MANAGEMENT TECHNOLOGIES FOR ARID RANGELANDS
Location: Range Management Research
Title: Unmanned aerial vehicles for hyperspatial remote sensing of rangelands: object-based classification and field validation
Submitted to: American Society for Photogrammetry and Remote Sensing Proceedings
Publication Type: Abstract Only
Publication Acceptance Date: December 11, 2009
Publication Date: April 30, 2009
Citation: Laliberte, A.S., Rango, A., Winters, C., Slaughter, A.L., Maxwell, C.J. 2009. Unmanned aerial vehicles for hyperspatial remote sensing of rangelands: object-based classification and field validation [abstract]. American Society for Photogrammetry and Remote Sensing (ASPRS)Annual Meeting, April 26-30, 2010, San Diego, CA.

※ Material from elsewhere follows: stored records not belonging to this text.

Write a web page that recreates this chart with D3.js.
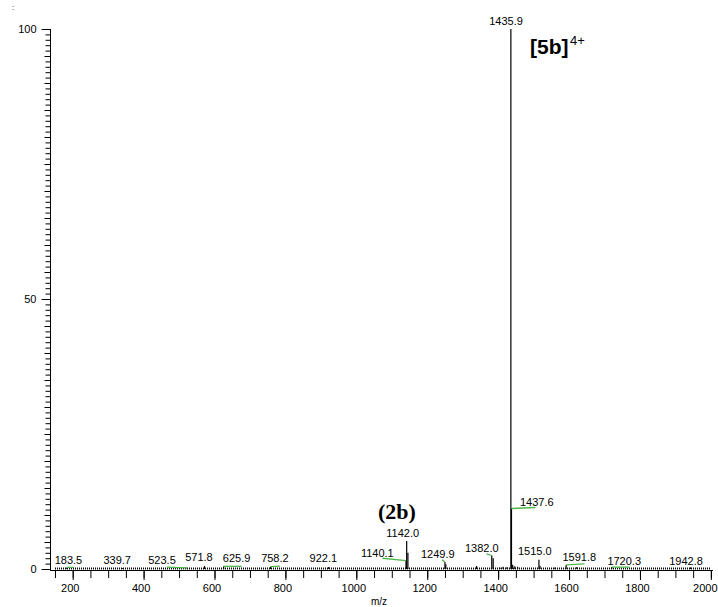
<!DOCTYPE html>
<html>
<head>
<meta charset="utf-8">
<script src="https://cdn.jsdelivr.net/npm/d3@7"></script>
<style>
  body { margin: 0; background: #fff; }
  text { font-family: "Liberation Sans", Arial, sans-serif; }
</style>
</head>
<body>
<svg id="chart" width="718" height="607"></svg>
<script>
// spectrum peaks (m/z, relative abundance)
const peakMz = [183.5, 339.7, 523.5, 571.8, 625.9, 758.2, 922.1, 1140.1, 1142.0, 1145.5,
  1249.9, 1252.5, 1339.0, 1382.0, 1386.0, 1405.0, 1414.0, 1425.0, 1435.9, 1437.6,
  1441.0, 1447.0, 1455.0, 1515.0, 1518.0, 1560.0, 1591.8, 1622.0, 1720.3, 1942.8];
const peakInt = [0.3, 0.2, 0.2, 0.55, 0.5, 0.45, 0.35, 1.55, 5.2, 3.0,
  1.3, 0.9, 0.55, 2.5, 2.0, 0.3, 0.4, 0.35, 100, 11.2,
  0.8, 0.5, 0.4, 1.7, 0.6, 0.3, 0.75, 0.35, 0.35, 0.3];

// labelled peaks
const labelMz = [183.5, 339.7, 523.5, 571.8, 625.9, 758.2, 922.1, 1140.1, 1142.0,
  1249.9, 1382.0, 1435.9, 1437.6, 1515.0, 1591.8, 1720.3, 1942.8];
// label nudges in px: [dx, dy, leader dx, leader dy] (leader null = none)
const labelNudge = [[1.6, -3.4, 6.5, 0], [-5, -4, null], [-25.4, -4, -20.7, -0.7],
  [-5.6, -5.3, null], [12.9, -4, 18, 0], [4.3, -4.5, 9.3, -0.5], [-5.4, -4.7, null],
  [-28.7, -3.7, -23.5, -2.4], [-4, -4, null], [-7.1, -4, -3, -2.3], [-10, -3.5, -5.3, -1.7],
  [-4.8, -4.3, null], [25.3, -2.6, 24, -1], [-4.1, -5, null], [13.1, -4.3, 18.3, -1],
  [12.5, -2.3, 17.7, 0], [-4.6, -2.8, null]];

const xTicks = d3.range(200, 2001, 200);
const xMinor = d3.range(150, 2001, 50);
const yTicks = [0, 50, 100];
const yMid = d3.range(0, 101, 5);
const yMinor = d3.range(0, 101, 1);

const svg = d3.select("#chart");
const leaderColor = "#4cb84c";

const x = d3.scaleLinear().domain([136, 2006]).range([50, 713]);
const y = d3.scaleLinear().domain([0, 100]).range([569, 29]);

function drawChart() {
  const y0 = y(0);

  // x axis: minor then major
  svg.append("g")
    .attr("transform", `translate(0, ${y0 + 1})`)
    .call(d3.axisBottom(x).tickValues(xMinor).tickSize(8).tickFormat(""))
    .call((g) => g.select(".domain").remove());
  const xg = svg.append("g")
    .attr("transform", `translate(0, ${y0 + 1})`)
    .call(d3.axisBottom(x).tickValues(xTicks).tickSize(10).tickPadding(4).tickFormat(d3.format("d")));
  xg.select(".domain").attr("d", `M${x(136)},0.5H${x(2006)}`);
  xg.selectAll("text").attr("dx", -3).style("font-size", "11px");
  // last label sits against the right edge
  xg.selectAll("text").filter((d) => d === 2000)
    .attr("text-anchor", "end").attr("dx", 0).attr("x", 717 - x(2000));

  // y axis: minor, mid, major
  svg.append("g")
    .attr("transform", "translate(50.5, 0)")
    .call(d3.axisLeft(y).tickValues(yMinor).tickSize(5).tickFormat(""))
    .call((g) => g.select(".domain").remove());
  svg.append("g")
    .attr("transform", "translate(50.5, 0)")
    .call(d3.axisLeft(y).tickValues(yMid).tickSize(6).tickFormat(""))
    .call((g) => g.select(".domain").remove());
  const yg = svg.append("g")
    .attr("transform", "translate(50.5, 0)")
    .call(d3.axisLeft(y).tickValues(yTicks).tickSize(9).tickPadding(5).tickFormat(d3.format("d")));
  yg.select(".domain").attr("d", `M0,${y(100)}V${y0 + 1.5}`);
  yg.selectAll("text").style("font-size", "11px");

  // baseline noise texture
  svg.append("line")
    .attr("x1", x(150)).attr("x2", x(2000))
    .attr("y1", y0 - 0.5).attr("y2", y0 - 0.5)
    .attr("stroke", "#000")
    .attr("stroke-width", 2)
    .attr("stroke-dasharray", "1 1");

  // peaks
  svg.append("g")
    .selectAll("line")
    .data(peakMz)
    .join("line")
    .attr("x1", (d) => x(d)).attr("x2", (d) => x(d))
    .attr("y1", y0)
    .attr("y2", (d, i) => y(peakInt[i]))
    .attr("stroke", "#000")
    .attr("stroke-width", 1.2);

  // peak labels + leaders
  const lab = svg.append("g");
  labelMz.forEach((mz, i) => {
    const px = x(mz);
    const py = y(peakInt[peakMz.indexOf(mz)]);
    const [dx, dy, ldx, ldy] = labelNudge[i];
    if (ldx !== null && ldx !== undefined) {
      lab.append("line")
        .attr("x1", px).attr("y1", py)
        .attr("x2", px + ldx).attr("y2", py + ldy)
        .attr("stroke", leaderColor)
        .attr("stroke-width", 1.3);
    }
    lab.append("text")
      .attr("x", px + dx)
      .attr("y", py + dy)
      .attr("text-anchor", "middle")
      .style("font-size", "11px")
      .text(mz.toFixed(1));
  });

  // axis title
  svg.append("text")
    .attr("x", 379)
    .attr("y", 605)
    .attr("text-anchor", "middle")
    .style("font-size", "10px")
    .text("m/z");

  svg.append("text")
    .attr("x", 12)
    .attr("y", 10)
    .style("font-size", "8px")
    .text(":");

  // species annotations
  svg.append("text")
    .attr("x", 530)
    .attr("y", 54)
    .style("font-size", "21px")
    .style("font-weight", "bold")
    .text("[5b]");
  svg.append("text")
    .attr("x", 570)
    .attr("y", 45)
    .style("font-size", "13px")
    .text("4+");

  svg.append("text")
    .attr("x", 397)
    .attr("y", 519)
    .attr("text-anchor", "middle")
    .style("font-family", "'Liberation Serif', 'Times New Roman', serif")
    .style("font-size", "22px")
    .style("font-weight", "bold")
    .text("(2b)");
}

drawChart();
</script>
</body>
</html>
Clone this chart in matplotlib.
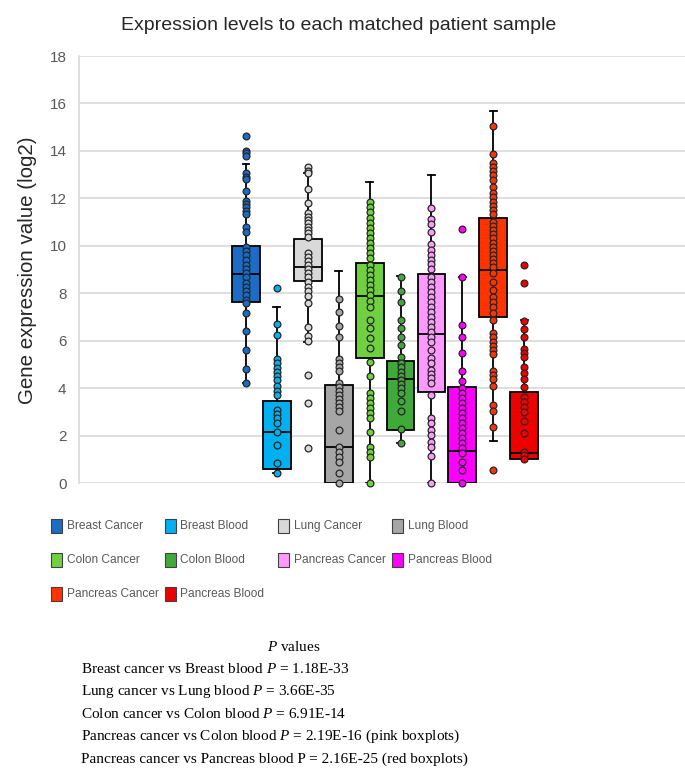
import matplotlib
matplotlib.use("Agg")
import matplotlib.pyplot as plt
from matplotlib.patches import Rectangle
import numpy as np

plt.rcParams['font.family'] = 'Liberation Sans'
plt.rcParams['mathtext.fontset'] = 'custom'
plt.rcParams['mathtext.rm'] = 'Liberation Serif'
plt.rcParams['mathtext.it'] = 'Liberation Serif:italic'

# series names and colours (order as drawn left to right)
names = ['Breast Cancer', 'Breast Blood', 'Lung Cancer', 'Lung Blood',
         'Colon Cancer', 'Colon Blood', 'Pancreas Cancer', 'Pancreas Blood',
         'Pancreas Cancer', 'Pancreas Blood']
colors = ['#1A6CC4', '#00B0F0', '#D9D9D9', '#A6A6A6', '#70D040',
          '#3FAA3A', '#FF99FF', '#FF00FF', '#FF3300', '#EE0000']

# box statistics
q1 = [7.63, 0.60, 8.53, 0.00, 5.29, 2.25, 3.86, 0.00, 7.02, 1.01]
med = [8.81, 2.18, 9.12, 1.52, 7.87, 4.38, 6.29, 1.38, 8.99, 1.29]
q3 = [10.01, 3.48, 10.31, 4.14, 9.29, 5.17, 8.80, 4.07, 11.16, 3.85]
whislo = [4.21, 0.42, 5.97, 0.00, 0.00, 1.68, 0.00, 0.00, 1.80, 1.01]
whishi = [13.44, 7.44, 13.09, 8.93, 12.70, 8.75, 13.00, 8.70, 15.70, 6.88]

# individual sample values
breast_cancer = [14.64, 14.0, 13.9, 13.79, 13.06, 12.89, 12.8, 12.31, 11.9, 11.77,
                 11.63, 11.48, 11.34, 10.78, 10.6, 9.97, 9.8, 9.62, 9.41, 9.2,
                 9.01, 8.85, 8.68, 8.45, 8.28, 8.11, 7.93, 7.72, 7.58, 7.16,
                 6.43, 5.62, 4.8, 4.21]
breast_blood = [8.21, 6.71, 6.24, 5.22, 5.06, 4.87, 4.68, 4.5, 4.35, 4.1,
                3.9, 3.72, 3.09, 2.92, 2.74, 2.53, 2.15, 1.62, 0.87, 0.42]
lung_cancer = [13.31, 13.17, 13.06, 12.38, 11.79, 11.37, 11.23, 11.09, 10.95, 10.81,
               10.67, 10.53, 10.36, 9.69, 9.52, 9.35, 9.18, 9.01, 8.85, 8.68,
               8.5, 8.29, 8.08, 7.87, 7.61, 6.6, 6.2, 6.0, 4.56, 3.37, 1.47]
lung_blood = [7.75, 7.2, 6.63, 6.18, 5.22, 5.05, 4.89, 4.72, 4.21, 4.04,
              3.87, 3.7, 3.54, 3.37, 3.2, 3.03, 2.25, 1.54, 1.33, 1.12,
              0.91, 0.42, 0.0]
colon_cancer = [11.86, 11.65, 11.44, 11.16, 10.95, 10.74, 10.53, 10.32, 10.11, 9.9,
                9.69, 9.48, 9.2, 8.99, 8.78, 8.57, 8.36, 8.15, 7.94, 7.7,
                7.44, 6.88, 6.53, 6.13, 5.71, 5.12, 4.53, 3.79, 3.58, 3.37,
                3.16, 2.95, 2.74, 2.17, 1.54, 1.33, 1.12, 0.0]
colon_blood = [8.68, 8.1, 7.65, 6.88, 6.53, 6.18, 5.83, 5.31, 5.05, 4.89,
               4.7, 4.52, 4.35, 4.18, 4.0, 3.82, 3.48, 3.05, 2.27, 1.68]
pancreas_cancer_pink = [11.58, 11.12, 10.92, 10.6, 10.08, 9.83, 9.62, 9.41, 9.22, 9.03,
                        8.7, 8.49, 8.28, 8.07, 7.86, 7.65, 7.44, 7.23, 7.02, 6.81,
                        6.6, 6.39, 6.18, 5.97, 5.62, 5.26, 5.05, 4.77, 4.6, 4.42,
                        4.21, 3.72, 2.74, 2.53, 2.25, 2.04, 1.75, 1.54, 1.15, 0.0]
pancreas_blood_pink = [10.7, 8.68, 6.67, 6.15, 5.47, 4.75, 4.32, 4.0, 3.79, 3.58,
                       3.37, 3.16, 2.95, 2.74, 2.53, 2.31, 2.1, 1.89, 1.68, 1.47,
                       1.26, 0.91, 0.56, 0.0]
pancreas_cancer_red = [15.07, 13.87, 13.51, 13.34, 13.17, 12.99, 12.78, 12.47, 12.22, 12.05,
                       11.86, 11.68, 11.51, 11.34, 11.02, 10.84, 10.67, 10.5, 10.32, 10.14,
                       9.97, 9.8, 9.62, 9.44, 9.27, 9.1, 8.85, 8.5, 8.14, 7.86,
                       7.65, 7.44, 7.16, 6.88, 6.32, 6.15, 5.97, 5.78, 5.62, 5.45,
                       4.75, 4.56, 4.38, 4.1, 3.3, 3.06, 2.39, 0.56]
pancreas_blood_red = [9.2, 8.45, 6.85, 6.49, 6.15, 5.64, 5.47, 5.31, 4.91, 4.66,
                      4.38, 4.07, 3.65, 3.44, 3.23, 3.02, 2.64, 2.13, 1.33, 1.19, 1.01]

samples = [breast_cancer, breast_blood, lung_cancer, lung_blood, colon_cancer,
           colon_blood, pancreas_cancer_pink, pancreas_blood_pink,
           pancreas_cancer_red, pancreas_blood_red]

p_lines = [
    r'Breast cancer vs Breast blood $\mathit{P}$ = 1.18E-33',
    r'Lung cancer vs Lung blood $\mathit{P}$ = 3.66E-35',
    r'Colon cancer vs Colon blood $\mathit{P}$ = 6.91E-14',
    r'Pancreas cancer vs Colon blood $\mathit{P}$ = 2.19E-16 (pink boxplots)',
    'Pancreas cancer vs Pancreas blood P = 2.16E-25 (red boxplots)',
]

fig = plt.figure(figsize=(6.85, 7.69), dpi=100)
ax = fig.add_axes([79 / 685, 1 - 483.3 / 769, 606 / 685, 427.3 / 769])

pos = np.arange(len(names))
stats = []
for i in range(len(names)):
    stats.append(dict(q1=q1[i], med=med[i], q3=q3[i],
                      whislo=whislo[i], whishi=whishi[i], fliers=[]))

bp = ax.bxp(stats, positions=pos, widths=0.9, patch_artist=True,
            showfliers=False, capwidths=0.22,
            boxprops=dict(edgecolor='black', linewidth=1.3),
            medianprops=dict(color='black', linewidth=1.3),
            whiskerprops=dict(color='black', linewidth=1.3),
            capprops=dict(color='black', linewidth=1.3))
for patch, c in zip(bp['boxes'], colors):
    patch.set_facecolor(c)
for k in ['boxes', 'medians', 'whiskers', 'caps']:
    for a in bp[k]:
        a.set_zorder(2)

for p, vals, c in zip(pos, samples, colors):
    ax.scatter(np.full(len(vals), p), vals, s=24, facecolor=c,
               edgecolor='#262626', linewidth=0.9, zorder=3, clip_on=False)

ax.set_xlim(-5.4, 14.2)
ax.set_ylim(0, 18)
ax.set_yticks(np.arange(0, 19, 2))
ax.set_xticks([])
ax.yaxis.grid(True, color='#D9D9D9', linewidth=1.2, zorder=0)
ax.set_axisbelow(True)
for s in ['top', 'right', 'bottom']:
    ax.spines[s].set_visible(False)
ax.spines['left'].set_color('#D9D9D9')
ax.spines['left'].set_linewidth(1.2)
ax.tick_params(axis='y', length=0, pad=9, labelsize=11, labelcolor='#595959')

fig.text(0.494, 1 - 25 / 769, 'Expression levels to each matched patient sample',
         ha='center', va='center', fontsize=14, color='#262626')
fig.text(28 / 685, 1 - 270 / 769, 'Gene expression value (log2)', rotation=90,
         ha='center', va='center', fontsize=14.8, color='#262626')

# legend laid out row by row, four per row
for i, (n, c) in enumerate(zip(names, colors)):
    r, col = divmod(i, 4)
    x0 = 51 + col * 113.5
    yc = 526 + r * 34
    fig.patches.append(Rectangle((x0 / 685, 1 - (yc + 7) / 769), 11 / 685, 14 / 769,
                                 transform=fig.transFigure, facecolor=c,
                                 edgecolor='#404040', linewidth=0.8))
    fig.text((x0 + 16) / 685, 1 - yc / 769, n, ha='left', va='center',
             fontsize=8.6, color='#595959')

fig.text(294 / 685, 1 - 647 / 769, r'$\mathit{P}$ values', ha='center', va='center',
         fontsize=11, family='Liberation Serif')
for j, t in enumerate(p_lines):
    fig.text(81 / 685, 1 - (669 + j * 22.5) / 769, t, ha='left', va='center',
             fontsize=11, family='Liberation Serif')

fig.savefig('out.png', dpi=100)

UAVs are ideally suited for monitoring and assessing vegetation conditions in remote rangelands due to the relatively low operating costs, ability for fast deployment, and greater flexibility than piloted aircraft. The likelihood of obtaining FAA permission for operating a UAV is also greater in remote and unpopulated rangeland areas. Researchers at the Jornada Experimental Range have been investigating rangeland remote sensing applications with UAVs for several years, are acquiring UAV imagery on a regular basis, and have developed reliable techniques for deriving hyperspatial UAV image mosaics. However, several challenges remain. While the spatial resolution of the imagery is high (6-8 cm GSD), the spectral and radiometric resolution is low due to the low-cost digital camera used on the UAV. Field validation is also complicated due to the relatively large error of conventional GPS-collected field data in relation to the very high spatial resolution imagery. In this study, we used object-based image analysis (OBIA) techniques and tested field data collections suitable for object-based classification of hyperspatial UAV imagery. The UAV image mosaic was segmented and classified into broad land cover classes, and the segmentation outlines were used in the field as a base for collecting training samples to fine-tune the classification to the species level. The training samples were used as input for a decision tree analysis, which incorporated spectral, spatial, contextual and texture features. The digital data collection allowed for an easy transfer into the image analysis software. Results indicate that geometric and classification accuracies are suitable for routine rangeland monitoring purposes, and that unmanned aircraft are a viable tool for obtaining very high resolution vegetation maps. The field data acquisition methods in conjunction with OBIA are also applicable to very high resolution digital aerial imagery acquired with piloted aircraft.